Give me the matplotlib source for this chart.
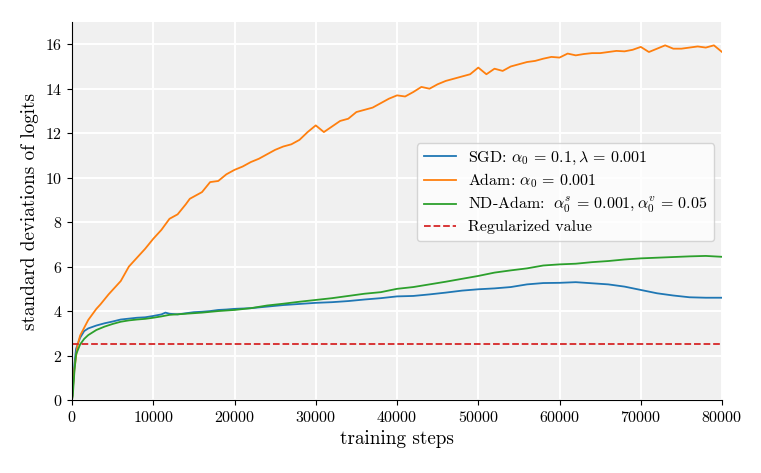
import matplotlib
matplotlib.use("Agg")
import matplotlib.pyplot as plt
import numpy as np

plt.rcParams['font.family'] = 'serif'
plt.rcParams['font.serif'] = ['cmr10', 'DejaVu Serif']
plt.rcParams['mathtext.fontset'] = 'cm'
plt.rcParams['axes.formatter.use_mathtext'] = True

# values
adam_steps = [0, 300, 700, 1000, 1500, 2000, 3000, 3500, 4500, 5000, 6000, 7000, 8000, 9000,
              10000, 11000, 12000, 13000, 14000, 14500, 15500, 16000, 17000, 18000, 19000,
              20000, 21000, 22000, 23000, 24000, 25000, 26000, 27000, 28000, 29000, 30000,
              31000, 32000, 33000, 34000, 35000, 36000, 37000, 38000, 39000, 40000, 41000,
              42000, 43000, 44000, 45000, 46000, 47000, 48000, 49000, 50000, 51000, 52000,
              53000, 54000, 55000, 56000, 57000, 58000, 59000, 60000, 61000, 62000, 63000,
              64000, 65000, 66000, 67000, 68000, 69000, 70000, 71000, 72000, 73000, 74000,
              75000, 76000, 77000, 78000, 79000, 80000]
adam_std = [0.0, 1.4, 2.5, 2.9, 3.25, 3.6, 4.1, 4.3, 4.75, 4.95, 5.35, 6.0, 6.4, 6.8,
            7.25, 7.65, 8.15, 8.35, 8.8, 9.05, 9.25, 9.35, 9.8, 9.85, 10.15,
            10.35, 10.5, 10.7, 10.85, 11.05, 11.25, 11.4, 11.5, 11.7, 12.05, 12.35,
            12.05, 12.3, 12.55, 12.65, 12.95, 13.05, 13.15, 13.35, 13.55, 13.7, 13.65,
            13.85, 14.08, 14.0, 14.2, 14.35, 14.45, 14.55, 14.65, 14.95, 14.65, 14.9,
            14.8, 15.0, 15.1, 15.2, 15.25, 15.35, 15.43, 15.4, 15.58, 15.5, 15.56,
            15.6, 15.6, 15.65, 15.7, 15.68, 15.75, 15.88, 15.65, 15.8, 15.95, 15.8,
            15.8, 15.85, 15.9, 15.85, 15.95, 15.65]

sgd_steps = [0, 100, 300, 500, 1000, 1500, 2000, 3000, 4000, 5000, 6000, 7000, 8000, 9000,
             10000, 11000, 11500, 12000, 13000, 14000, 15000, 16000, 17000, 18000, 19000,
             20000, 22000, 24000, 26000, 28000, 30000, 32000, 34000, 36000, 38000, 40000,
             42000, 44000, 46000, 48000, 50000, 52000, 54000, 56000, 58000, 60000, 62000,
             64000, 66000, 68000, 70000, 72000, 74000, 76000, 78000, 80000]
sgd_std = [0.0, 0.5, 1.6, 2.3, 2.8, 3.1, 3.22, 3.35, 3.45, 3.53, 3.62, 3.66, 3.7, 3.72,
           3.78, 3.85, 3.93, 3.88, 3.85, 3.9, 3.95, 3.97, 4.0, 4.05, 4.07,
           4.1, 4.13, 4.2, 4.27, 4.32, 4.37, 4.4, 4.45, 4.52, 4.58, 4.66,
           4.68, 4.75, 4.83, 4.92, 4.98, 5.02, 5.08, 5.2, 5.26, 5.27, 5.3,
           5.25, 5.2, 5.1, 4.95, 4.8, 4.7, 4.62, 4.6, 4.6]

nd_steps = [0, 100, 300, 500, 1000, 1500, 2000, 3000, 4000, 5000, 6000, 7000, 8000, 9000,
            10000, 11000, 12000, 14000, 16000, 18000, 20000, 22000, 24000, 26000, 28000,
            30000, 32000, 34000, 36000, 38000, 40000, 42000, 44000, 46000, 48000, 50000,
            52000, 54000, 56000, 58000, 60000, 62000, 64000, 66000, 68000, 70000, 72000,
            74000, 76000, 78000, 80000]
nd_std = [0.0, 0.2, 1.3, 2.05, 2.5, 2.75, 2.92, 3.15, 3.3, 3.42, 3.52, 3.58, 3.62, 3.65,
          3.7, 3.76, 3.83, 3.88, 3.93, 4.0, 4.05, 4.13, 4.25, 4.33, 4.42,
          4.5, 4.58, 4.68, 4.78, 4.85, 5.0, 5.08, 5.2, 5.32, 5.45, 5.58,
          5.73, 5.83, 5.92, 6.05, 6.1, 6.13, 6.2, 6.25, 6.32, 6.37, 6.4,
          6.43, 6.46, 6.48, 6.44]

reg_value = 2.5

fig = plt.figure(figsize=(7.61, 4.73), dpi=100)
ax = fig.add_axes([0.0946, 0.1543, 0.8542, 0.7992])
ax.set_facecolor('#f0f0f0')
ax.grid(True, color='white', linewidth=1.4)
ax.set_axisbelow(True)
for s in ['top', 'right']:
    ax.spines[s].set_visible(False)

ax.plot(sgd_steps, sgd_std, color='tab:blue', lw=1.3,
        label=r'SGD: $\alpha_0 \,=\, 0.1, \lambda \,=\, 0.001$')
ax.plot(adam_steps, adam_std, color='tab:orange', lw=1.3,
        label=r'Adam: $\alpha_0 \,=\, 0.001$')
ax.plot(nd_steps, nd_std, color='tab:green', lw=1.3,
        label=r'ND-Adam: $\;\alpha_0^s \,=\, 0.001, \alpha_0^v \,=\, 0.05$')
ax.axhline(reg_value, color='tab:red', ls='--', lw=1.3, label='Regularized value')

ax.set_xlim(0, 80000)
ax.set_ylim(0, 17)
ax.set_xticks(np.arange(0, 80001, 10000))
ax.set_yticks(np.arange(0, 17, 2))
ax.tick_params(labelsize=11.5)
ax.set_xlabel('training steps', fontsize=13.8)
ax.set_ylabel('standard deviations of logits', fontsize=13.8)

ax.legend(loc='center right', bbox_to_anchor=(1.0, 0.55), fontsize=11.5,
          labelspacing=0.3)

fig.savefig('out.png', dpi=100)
---*---
REQUIRED WORK:
What is needed is an exact reproduction of the data, pictures excluded.

SOLVED PROBLEM:
Give me the matplotlib source for this chart.
import matplotlib
matplotlib.use("Agg")
import matplotlib.pyplot as plt
import numpy as np

plt.rcParams['font.family'] = 'serif'
plt.rcParams['font.serif'] = ['cmr10', 'DejaVu Serif']
plt.rcParams['mathtext.fontset'] = 'cm'
plt.rcParams['axes.formatter.use_mathtext'] = True

# values
adam_steps = [0, 300, 700, 1000, 1500, 2000, 3000, 3500, 4500, 5000, 6000, 7000, 8000, 9000,
              10000, 11000, 12000, 13000, 14000, 14500, 15500, 16000, 17000, 18000, 19000,
              20000, 21000, 22000, 23000, 24000, 25000, 26000, 27000, 28000, 29000, 30000,
              31000, 32000, 33000, 34000, 35000, 36000, 37000, 38000, 39000, 40000, 41000,
              42000, 43000, 44000, 45000, 46000, 47000, 48000, 49000, 50000, 51000, 52000,
              53000, 54000, 55000, 56000, 57000, 58000, 59000, 60000, 61000, 62000, 63000,
              64000, 65000, 66000, 67000, 68000, 69000, 70000, 71000, 72000, 73000, 74000,
              75000, 76000, 77000, 78000, 79000, 80000]
adam_std = [0.0, 1.4, 2.5, 2.9, 3.25, 3.6, 4.1, 4.3, 4.75, 4.95, 5.35, 6.0, 6.4, 6.8,
            7.25, 7.65, 8.15, 8.35, 8.8, 9.05, 9.25, 9.35, 9.8, 9.85, 10.15,
            10.35, 10.5, 10.7, 10.85, 11.05, 11.25, 11.4, 11.5, 11.7, 12.05, 12.35,
            12.05, 12.3, 12.55, 12.65, 12.95, 13.05, 13.15, 13.35, 13.55, 13.7, 13.65,
            13.85, 14.08, 14.0, 14.2, 14.35, 14.45, 14.55, 14.65, 14.95, 14.65, 14.9,
            14.8, 15.0, 15.1, 15.2, 15.25, 15.35, 15.43, 15.4, 15.58, 15.5, 15.56,
            15.6, 15.6, 15.65, 15.7, 15.68, 15.75, 15.88, 15.65, 15.8, 15.95, 15.8,
            15.8, 15.85, 15.9, 15.85, 15.95, 15.65]

sgd_steps = [0, 100, 300, 500, 1000, 1500, 2000, 3000, 4000, 5000, 6000, 7000, 8000, 9000,
             10000, 11000, 11500, 12000, 13000, 14000, 15000, 16000, 17000, 18000, 19000,
             20000, 22000, 24000, 26000, 28000, 30000, 32000, 34000, 36000, 38000, 40000,
             42000, 44000, 46000, 48000, 50000, 52000, 54000, 56000, 58000, 60000, 62000,
             64000, 66000, 68000, 70000, 72000, 74000, 76000, 78000, 80000]
sgd_std = [0.0, 0.5, 1.6, 2.3, 2.8, 3.1, 3.22, 3.35, 3.45, 3.53, 3.62, 3.66, 3.7, 3.72,
           3.78, 3.85, 3.93, 3.88, 3.85, 3.9, 3.95, 3.97, 4.0, 4.05, 4.07,
           4.1, 4.13, 4.2, 4.27, 4.32, 4.37, 4.4, 4.45, 4.52, 4.58, 4.66,
           4.68, 4.75, 4.83, 4.92, 4.98, 5.02, 5.08, 5.2, 5.26, 5.27, 5.3,
           5.25, 5.2, 5.1, 4.95, 4.8, 4.7, 4.62, 4.6, 4.6]

nd_steps = [0, 100, 300, 500, 1000, 1500, 2000, 3000, 4000, 5000, 6000, 7000, 8000, 9000,
            10000, 11000, 12000, 14000, 16000, 18000, 20000, 22000, 24000, 26000, 28000,
            30000, 32000, 34000, 36000, 38000, 40000, 42000, 44000, 46000, 48000, 50000,
            52000, 54000, 56000, 58000, 60000, 62000, 64000, 66000, 68000, 70000, 72000,
            74000, 76000, 78000, 80000]
nd_std = [0.0, 0.2, 1.3, 2.05, 2.5, 2.75, 2.92, 3.15, 3.3, 3.42, 3.52, 3.58, 3.62, 3.65,
          3.7, 3.76, 3.83, 3.88, 3.93, 4.0, 4.05, 4.13, 4.25, 4.33, 4.42,
          4.5, 4.58, 4.68, 4.78, 4.85, 5.0, 5.08, 5.2, 5.32, 5.45, 5.58,
          5.73, 5.83, 5.92, 6.05, 6.1, 6.13, 6.2, 6.25, 6.32, 6.37, 6.4,
          6.43, 6.46, 6.48, 6.44]

reg_value = 2.5

fig = plt.figure(figsize=(7.61, 4.73), dpi=100)
ax = fig.add_axes([0.0946, 0.1543, 0.8542, 0.7992])
ax.set_facecolor('#f0f0f0')
ax.grid(True, color='white', linewidth=1.4)
ax.set_axisbelow(True)
for s in ['top', 'right']:
    ax.spines[s].set_visible(False)

ax.plot(sgd_steps, sgd_std, color='tab:blue', lw=1.3,
        label=r'SGD: $\alpha_0 \,=\, 0.1, \lambda \,=\, 0.001$')
ax.plot(adam_steps, adam_std, color='tab:orange', lw=1.3,
        label=r'Adam: $\alpha_0 \,=\, 0.001$')
ax.plot(nd_steps, nd_std, color='tab:green', lw=1.3,
        label=r'ND-Adam: $\;\alpha_0^s \,=\, 0.001, \alpha_0^v \,=\, 0.05$')
ax.axhline(reg_value, color='tab:red', ls='--', lw=1.3, label='Regularized value')

ax.set_xlim(0, 80000)
ax.set_ylim(0, 17)
ax.set_xticks(np.arange(0, 80001, 10000))
ax.set_yticks(np.arange(0, 17, 2))
ax.tick_params(labelsize=11.5)
ax.set_xlabel('training steps', fontsize=13.8)
ax.set_ylabel('standard deviations of logits', fontsize=13.8)

ax.legend(loc='center right', bbox_to_anchor=(1.0, 0.55), fontsize=11.5,
          labelspacing=0.3)

fig.savefig('out.png', dpi=100)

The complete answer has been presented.